The CVCP, Warwick stated, was fully behind yet another hybrid, the hybrid manager. And the Dearing Report itself, she stated to a hall in which a large number of hybrid managers sat, was of an importance to Higher Education which had not yet been fully appreciated, particularly by the media which had whittled it down to the issue of tuition fees. Warwick went on "Its outcome has had true value beyond mere efficiency gain." This, if correct, gives the Report seminal significance and suggests that we may be about to live in different times. Funding, however, will be critical to its success, and Warwick anticipated a shortfall of £800m by the year 2000. Hybrid managers therefore require to find hybrid funding. We do at least have the Dearing Report to help us move forward: a Report which is ground-breakingly innovative, and inspired, in Diana Warwick's positive conclusion, the image of windmills striding across open countryside, offering a sustainable, renewable energy source, and representing new and exciting generators of power.
The managers faced with the funding challenge described by Warwick may consider some of the lessons of those US universities currently exploring the international market in distance education. This is a market worth $100b per annum, said Art Gloster of Florida International University. A significant change, according to Gloster, is the loss of institutional loyalty by students, now customers of education, "particularly those studying at a distance." Gloster's key to the future is asynchronous education. He cited the trend towards public-private funding partnerships. For large companies looking to invest in the higher education market, cash-starved universities may be forced to act as the subcontractors. Ted Smith, Dean of Engineering at Coventry University and former Head of Computing Services at the University of Central Lancashire, provided an alternative view of asynchronous education, and one which left delegates wondering whether UK universities could afford it.
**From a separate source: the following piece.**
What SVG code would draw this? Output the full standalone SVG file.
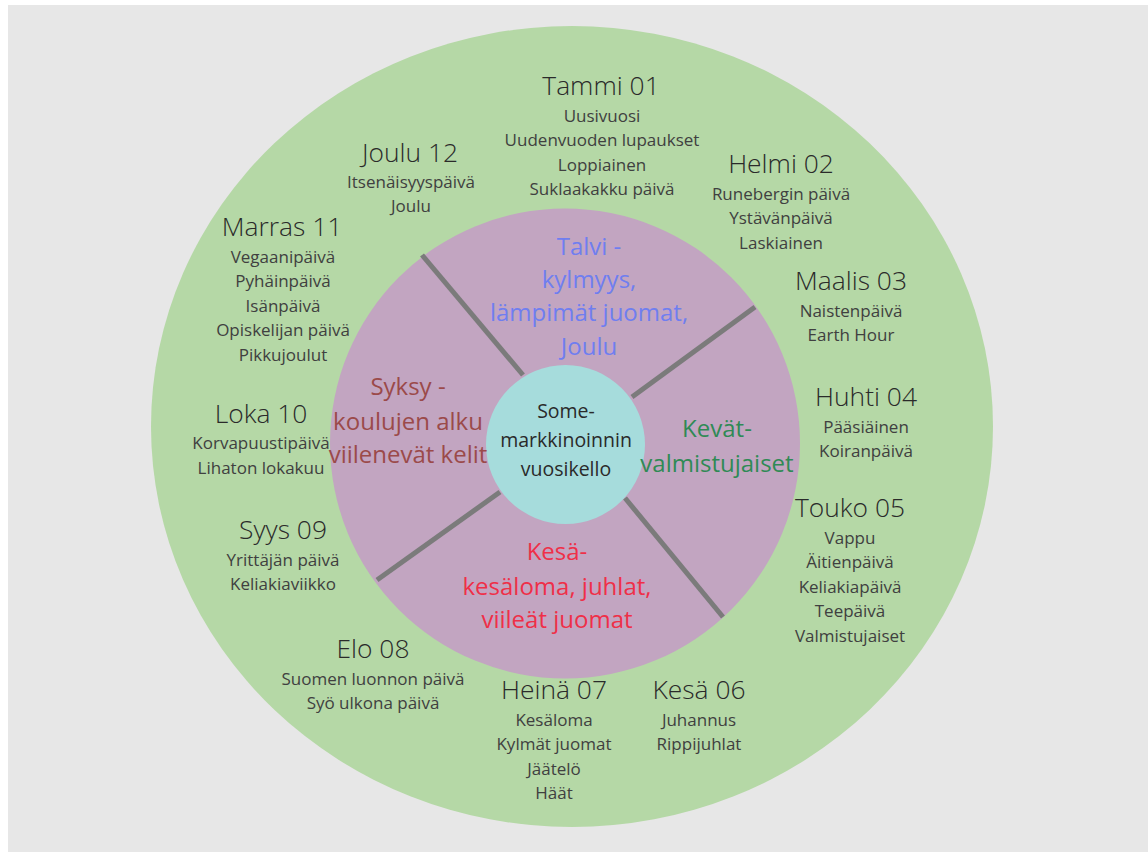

Describing some very high-quality CD-ROM-based courses developed at Coventry, Smith concluded that they take twice as long to prepare as do conventional courses, and are six times as expensive. Studying them via workstations as opposed to sitting in lecture rooms, uses three times as much space. Equipment maintenance costs rise from zero to over £600 per year. At present, therefore, Smith concluded that such asynchronous course offerings had to be reserved for high-volume courses.
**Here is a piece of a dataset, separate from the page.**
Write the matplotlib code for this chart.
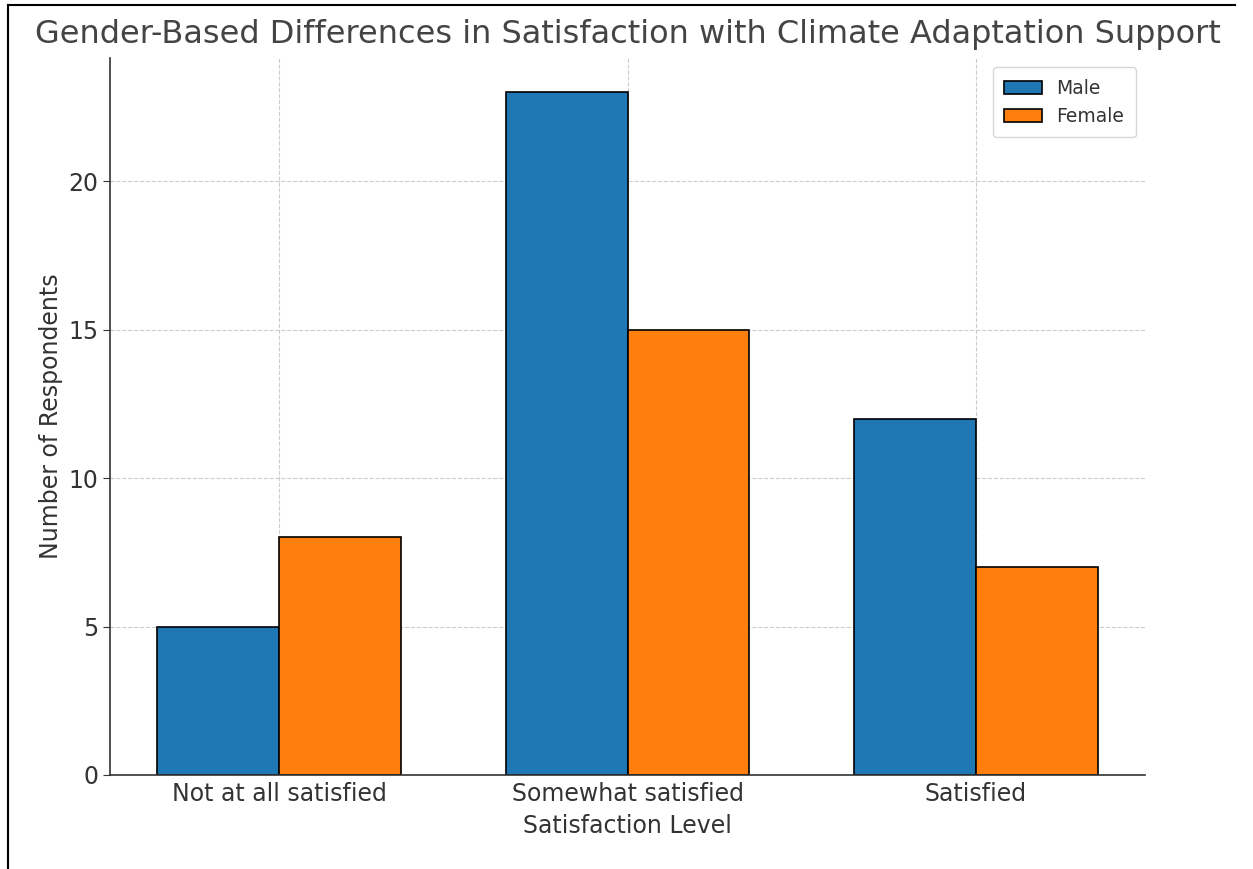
import numpy as np
import matplotlib.pyplot as plt
from matplotlib.lines import Line2D

levels = ["Not at all satisfied", "Somewhat satisfied", "Satisfied"]
male = [5, 23, 12]
female = [8, 15, 7]

txt = "#333333"
plt.rcParams['font.family'] = ['DejaVu Sans']

fig = plt.figure(figsize=(12.53, 8.69), dpi=100)
ax = fig.add_axes([110/1253, 1-775/869, (1145-110)/1253, (775-58)/869])

x = np.arange(len(levels))
w = 0.35
ax.bar(x - w/2, male, w, label="Male", color="#1f77b4", edgecolor="black", linewidth=1.2)
ax.bar(x + w/2, female, w, label="Female", color="#ff7f0e", edgecolor="black", linewidth=1.2)

ax.set_xticks(x)
ax.set_xticklabels(levels)
ax.set_yticks([0, 5, 10, 15, 20])
ax.tick_params(axis='x', length=0, labelsize=17, labelcolor=txt, pad=5)
ax.tick_params(axis='y', length=5, labelsize=17, labelcolor=txt, color=txt)
ax.grid(True, linestyle='--', color='#cccccc', linewidth=0.8)
ax.set_axisbelow(True)
for s in ['top', 'right']:
    ax.spines[s].set_visible(False)
for s in ['left', 'bottom']:
    ax.spines[s].set_color(txt)
    ax.spines[s].set_linewidth(1.2)

ax.set_xlabel("Satisfaction Level", fontsize=17, color=txt, labelpad=6)
ax.set_ylabel("Number of Respondents", fontsize=17, color=txt, labelpad=4)
fig.text(628/1253, 1-35/869, "Gender-Based Differences in Satisfaction with Climate Adaptation Support",
         ha='center', va='center', fontsize=23, color="#444444")

leg = ax.legend(loc='upper right', fontsize=13.5, frameon=True, borderpad=0.6)
for t in leg.get_texts():
    t.set_color(txt)

# screenshot border lines
fig.add_artist(Line2D([8/1253, 8/1253], [0, 1-5/869], transform=fig.transFigure, color='black', lw=1.5))
fig.add_artist(Line2D([8/1253, 1235/1253], [1-5/869, 1-5/869], transform=fig.transFigure, color='black', lw=1.5))

fig.savefig("out.png", dpi=100)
Harvard Business School's Chief Technology Officer, Susan Rogers, provided the conference with a breathtaking presentation of a near-complete digital university in action. Three years ago the School set itself the goal of transformation from a paper-based institution into the world's leading user of technology in management education. All staff and students were obliged to learn to use the Web Intranet or be left behind. Students now register online and have a single username and password for all systems. Everything from stationery to interlibrary loans is ordered on Web-based forms. Lecturers can review class lists which are updated dynamically using a Java engine. They can set questions for students in advance of classes, receive assignments and conduct discussion using the same medium. Even legacy databases are now linked in to the Intranet. This is a pioneering institution setting standards for universities all around the world. Rogers described the achievement as the creation of a breakthrough service. "True value beyond mere efficiency gain" would be Diana Warwick's way of describing it.
But this is not technology for its own sake. The philosophy expounded is that an understanding of technology is required by the best managers in order to allow them to make the best business decisions. We saw again how higher education and business are becoming interwoven through the use of high-quality technology. Nicky Gardner, Chair of JISC's Committee on Awareness, Liaison and Training (CALT), described the activities of the new committee, which is a vehicle for usable technology in HE. JISC was five years old in April of this year, and Gardner felt that it had moved, in the course of its five years, from an emphasis on infrastructure, in 1993, through an emphasis on applications in 1995, to its current emphasis on the human and organisational issues which surround IT.
"Technology is no longer the issue" said new UCISA Chair Jon Duke, in summing up. Investment clearly is. Geoff McMullen, Chief Executive of UKERNA, pointed the way towards US-style private-public partnerships when he stated that "top-slicing as the chief method of funding IT in UK universities is dead". Transatlantic network charging, which was obviously on the minds of many delegates, will begin to prove his point. But there will be a lot to mourn. Jill Foster described the major contribution of the JISC-funded Netskills project with nearly 8,000 staff having been trained on Netskills courses, and over 20,000 users of the online Internet tutorial TONIC. Will it be able to sustain this when it has to raise 50% of its costs?
IT can transform higher education. This conference presented hybrid managers with hybrid solutions. But the funding questions remained largely unanswered. There clearly can be no breakthrough without investment, and, for many participants the windmills will remain only a vision, with noses to the grindstone the reality for another year.